I have told this story before: Back when I was co-managing a book warehouse, some hippies from the great Northwest came by to tour our warehouse. They were hoping to pick up some tips on how to pack and ship books. At the time, we scoffed at their notion that books could be sold over this newfangled thing called Al Gore's Internet. A few years later, I did not scoff when I received an Amazon shipment shrink-wrapped to a carboard flat, just like we had showed them. At this point, our funky Berkeley-bred employee-owned book distributor had gone out of business.

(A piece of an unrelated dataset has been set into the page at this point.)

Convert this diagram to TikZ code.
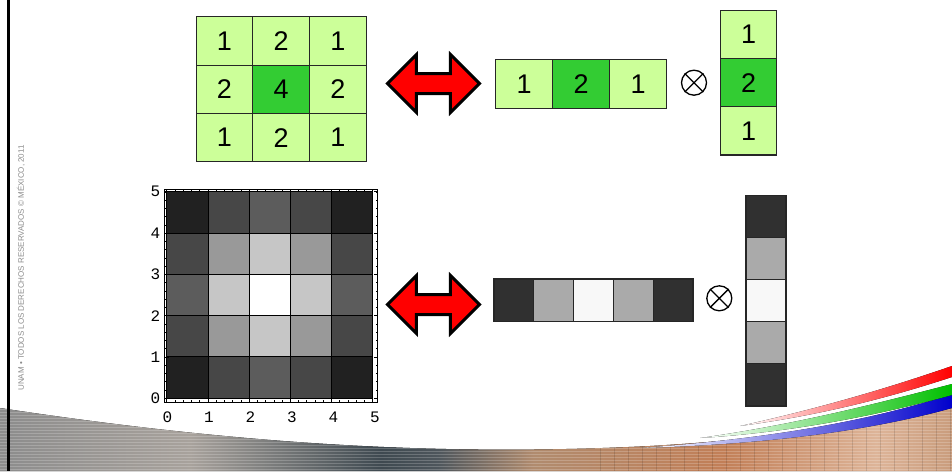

Another story I have told here before: In keeping with a tradition of April Fool's pranks on my mother I hacked into her Netflix queue and put a number of odd films in, including a couple in Russian. I waited a month or so before asking how she was enjoying her latest flurry of movies. She responded with a slightly agitated confession that she could not remember putting any of those titles on her list. We laughed at the funny joke I had played on her, or at least that's how I want to remember it. Then I helped her piece together the list she had before I started messing it up.
All of this dropped me into the Crimson Permanent Assurance featurette at the beginning of Monty Python's Meaning of Life. An executive from the Very Big Corporation of America reminds his minions, "Which brings us once again to the urgent realization of just how much there is still left to own." This was my way of distilling my feelings regarding Netflix engulfing and devouring HBO and Warner Brothers.
My mother no longer receives envelopes with DVDs in them, whether by her own choosing or through machinations of her troublesome son. Amazon continues to sell books, but their shipping methods have evolved slightly since I gave them the heads-up. A world that once cast off the idea of giant monopolies is fast becoming one enormous corporation run by people ever further removed from the actual product that they provide. The goofy hippies who showed up at our warehouse not so very long ago are certainly now vested in the beast I unwittingly supported, and though I cancelled my Netflix subscription, I still have an account with HBO Max. Or not Max. I can't keep track.
All I know is that one more hotel on Park Place and I won't be able to afford to watch TV or read a book anymore.